• [Provided material]
[Begin]

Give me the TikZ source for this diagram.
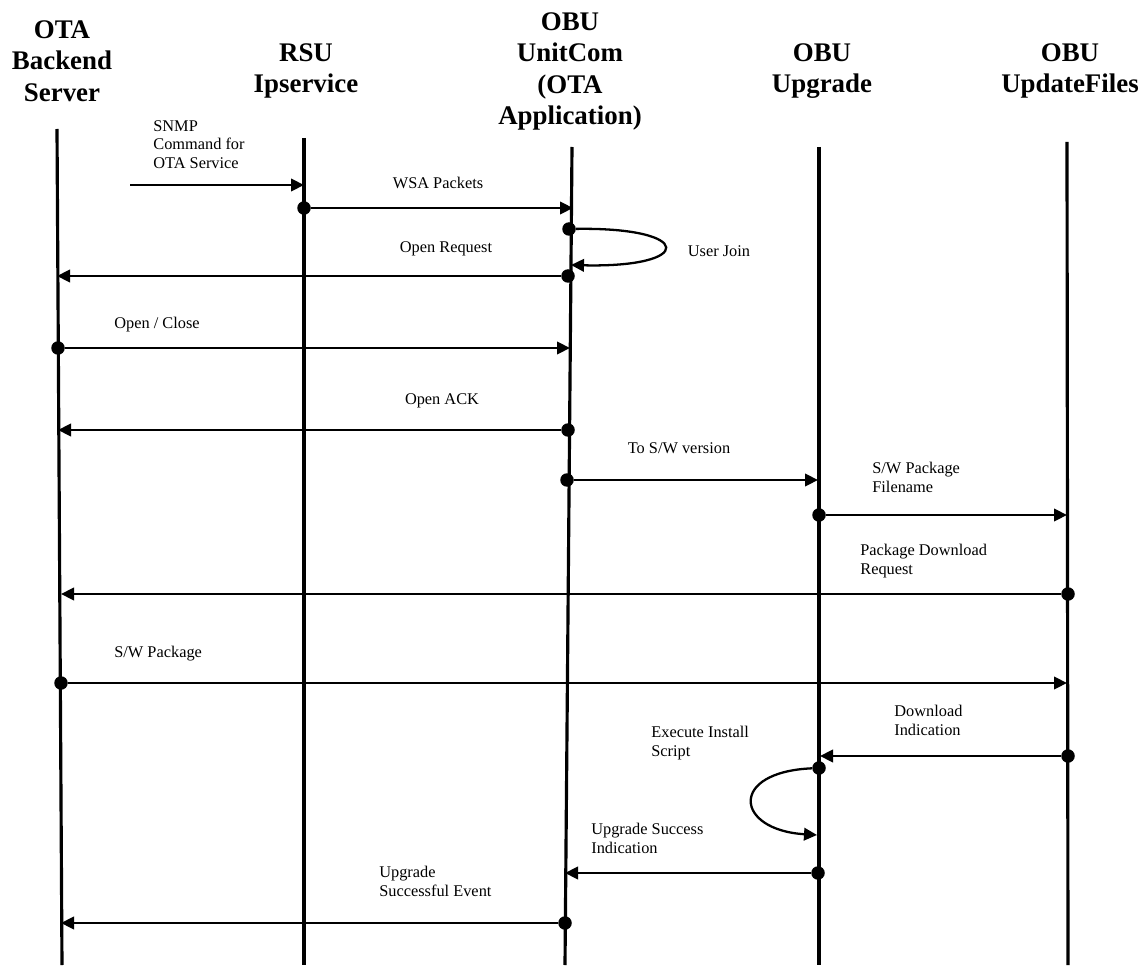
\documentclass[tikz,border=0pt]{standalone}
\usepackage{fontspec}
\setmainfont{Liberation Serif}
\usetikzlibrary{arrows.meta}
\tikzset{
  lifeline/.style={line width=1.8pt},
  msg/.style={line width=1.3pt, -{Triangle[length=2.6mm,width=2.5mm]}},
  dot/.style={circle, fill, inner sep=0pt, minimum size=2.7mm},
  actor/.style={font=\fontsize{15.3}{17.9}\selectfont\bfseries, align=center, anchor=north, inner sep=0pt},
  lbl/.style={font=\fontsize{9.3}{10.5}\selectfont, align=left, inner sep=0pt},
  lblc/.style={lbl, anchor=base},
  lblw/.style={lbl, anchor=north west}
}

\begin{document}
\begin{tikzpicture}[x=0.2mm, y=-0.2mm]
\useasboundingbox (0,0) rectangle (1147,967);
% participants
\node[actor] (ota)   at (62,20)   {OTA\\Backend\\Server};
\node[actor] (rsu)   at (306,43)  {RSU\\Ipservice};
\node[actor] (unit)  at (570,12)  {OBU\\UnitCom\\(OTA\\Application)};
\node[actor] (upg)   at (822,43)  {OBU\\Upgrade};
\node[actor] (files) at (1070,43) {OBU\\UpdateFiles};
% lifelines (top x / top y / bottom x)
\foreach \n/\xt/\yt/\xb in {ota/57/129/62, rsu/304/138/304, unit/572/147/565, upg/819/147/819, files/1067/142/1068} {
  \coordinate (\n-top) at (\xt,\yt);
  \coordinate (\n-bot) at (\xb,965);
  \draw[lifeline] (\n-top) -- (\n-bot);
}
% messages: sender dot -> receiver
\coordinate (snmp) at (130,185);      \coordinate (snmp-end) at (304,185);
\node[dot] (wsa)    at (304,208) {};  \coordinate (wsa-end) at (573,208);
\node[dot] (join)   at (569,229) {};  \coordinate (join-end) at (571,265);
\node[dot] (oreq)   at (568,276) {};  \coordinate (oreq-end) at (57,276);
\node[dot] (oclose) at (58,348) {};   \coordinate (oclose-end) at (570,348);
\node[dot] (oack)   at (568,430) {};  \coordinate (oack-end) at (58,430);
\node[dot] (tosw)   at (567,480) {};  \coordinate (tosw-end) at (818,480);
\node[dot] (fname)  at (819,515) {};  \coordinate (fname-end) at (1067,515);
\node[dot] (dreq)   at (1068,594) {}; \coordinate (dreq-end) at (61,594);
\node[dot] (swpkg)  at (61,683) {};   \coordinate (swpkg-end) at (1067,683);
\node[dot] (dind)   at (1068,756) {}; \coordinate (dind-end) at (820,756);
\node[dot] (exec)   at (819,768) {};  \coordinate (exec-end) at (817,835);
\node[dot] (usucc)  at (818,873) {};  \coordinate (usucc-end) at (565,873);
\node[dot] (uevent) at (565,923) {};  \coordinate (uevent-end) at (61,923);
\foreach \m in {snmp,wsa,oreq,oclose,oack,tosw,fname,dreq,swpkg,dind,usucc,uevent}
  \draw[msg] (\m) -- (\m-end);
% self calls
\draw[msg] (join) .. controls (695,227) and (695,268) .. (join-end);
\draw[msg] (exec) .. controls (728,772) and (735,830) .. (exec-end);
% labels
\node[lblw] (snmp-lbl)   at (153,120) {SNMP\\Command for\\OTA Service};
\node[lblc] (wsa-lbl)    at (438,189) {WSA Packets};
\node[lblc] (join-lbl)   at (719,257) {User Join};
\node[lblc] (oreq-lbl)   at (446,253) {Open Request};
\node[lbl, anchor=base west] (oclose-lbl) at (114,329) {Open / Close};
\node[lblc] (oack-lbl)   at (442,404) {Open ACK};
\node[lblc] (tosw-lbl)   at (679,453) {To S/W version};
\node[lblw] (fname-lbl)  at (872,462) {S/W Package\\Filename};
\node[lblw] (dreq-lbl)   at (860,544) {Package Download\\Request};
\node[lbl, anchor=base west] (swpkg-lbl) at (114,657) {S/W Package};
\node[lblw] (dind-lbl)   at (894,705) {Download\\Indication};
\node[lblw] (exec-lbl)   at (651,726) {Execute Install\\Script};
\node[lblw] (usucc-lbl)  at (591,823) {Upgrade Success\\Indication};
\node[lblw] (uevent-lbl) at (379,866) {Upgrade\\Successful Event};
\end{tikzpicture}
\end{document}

[End]

• [Set task]
Every line above should be returned exactly; the pictures stay out.

• [Written answer]
Give me the TikZ source for this diagram.
\documentclass[tikz,border=0pt]{standalone}
\usepackage{fontspec}
\setmainfont{Liberation Serif}
\usetikzlibrary{arrows.meta}
\tikzset{
  lifeline/.style={line width=1.8pt},
  msg/.style={line width=1.3pt, -{Triangle[length=2.6mm,width=2.5mm]}},
  dot/.style={circle, fill, inner sep=0pt, minimum size=2.7mm},
  actor/.style={font=\fontsize{15.3}{17.9}\selectfont\bfseries, align=center, anchor=north, inner sep=0pt},
  lbl/.style={font=\fontsize{9.3}{10.5}\selectfont, align=left, inner sep=0pt},
  lblc/.style={lbl, anchor=base},
  lblw/.style={lbl, anchor=north west}
}

\begin{document}
\begin{tikzpicture}[x=0.2mm, y=-0.2mm]
\useasboundingbox (0,0) rectangle (1147,967);
% participants
\node[actor] (ota)   at (62,20)   {OTA\\Backend\\Server};
\node[actor] (rsu)   at (306,43)  {RSU\\Ipservice};
\node[actor] (unit)  at (570,12)  {OBU\\UnitCom\\(OTA\\Application)};
\node[actor] (upg)   at (822,43)  {OBU\\Upgrade};
\node[actor] (files) at (1070,43) {OBU\\UpdateFiles};
% lifelines (top x / top y / bottom x)
\foreach \n/\xt/\yt/\xb in {ota/57/129/62, rsu/304/138/304, unit/572/147/565, upg/819/147/819, files/1067/142/1068} {
  \coordinate (\n-top) at (\xt,\yt);
  \coordinate (\n-bot) at (\xb,965);
  \draw[lifeline] (\n-top) -- (\n-bot);
}
% messages: sender dot -> receiver
\coordinate (snmp) at (130,185);      \coordinate (snmp-end) at (304,185);
\node[dot] (wsa)    at (304,208) {};  \coordinate (wsa-end) at (573,208);
\node[dot] (join)   at (569,229) {};  \coordinate (join-end) at (571,265);
\node[dot] (oreq)   at (568,276) {};  \coordinate (oreq-end) at (57,276);
\node[dot] (oclose) at (58,348) {};   \coordinate (oclose-end) at (570,348);
\node[dot] (oack)   at (568,430) {};  \coordinate (oack-end) at (58,430);
\node[dot] (tosw)   at (567,480) {};  \coordinate (tosw-end) at (818,480);
\node[dot] (fname)  at (819,515) {};  \coordinate (fname-end) at (1067,515);
\node[dot] (dreq)   at (1068,594) {}; \coordinate (dreq-end) at (61,594);
\node[dot] (swpkg)  at (61,683) {};   \coordinate (swpkg-end) at (1067,683);
\node[dot] (dind)   at (1068,756) {}; \coordinate (dind-end) at (820,756);
\node[dot] (exec)   at (819,768) {};  \coordinate (exec-end) at (817,835);
\node[dot] (usucc)  at (818,873) {};  \coordinate (usucc-end) at (565,873);
\node[dot] (uevent) at (565,923) {};  \coordinate (uevent-end) at (61,923);
\foreach \m in {snmp,wsa,oreq,oclose,oack,tosw,fname,dreq,swpkg,dind,usucc,uevent}
  \draw[msg] (\m) -- (\m-end);
% self calls
\draw[msg] (join) .. controls (695,227) and (695,268) .. (join-end);
\draw[msg] (exec) .. controls (728,772) and (735,830) .. (exec-end);
% labels
\node[lblw] (snmp-lbl)   at (153,120) {SNMP\\Command for\\OTA Service};
\node[lblc] (wsa-lbl)    at (438,189) {WSA Packets};
\node[lblc] (join-lbl)   at (719,257) {User Join};
\node[lblc] (oreq-lbl)   at (446,253) {Open Request};
\node[lbl, anchor=base west] (oclose-lbl) at (114,329) {Open / Close};
\node[lblc] (oack-lbl)   at (442,404) {Open ACK};
\node[lblc] (tosw-lbl)   at (679,453) {To S/W version};
\node[lblw] (fname-lbl)  at (872,462) {S/W Package\\Filename};
\node[lblw] (dreq-lbl)   at (860,544) {Package Download\\Request};
\node[lbl, anchor=base west] (swpkg-lbl) at (114,657) {S/W Package};
\node[lblw] (dind-lbl)   at (894,705) {Download\\Indication};
\node[lblw] (exec-lbl)   at (651,726) {Execute Install\\Script};
\node[lblw] (usucc-lbl)  at (591,823) {Upgrade Success\\Indication};
\node[lblw] (uevent-lbl) at (379,866) {Upgrade\\Successful Event};
\end{tikzpicture}
\end{document}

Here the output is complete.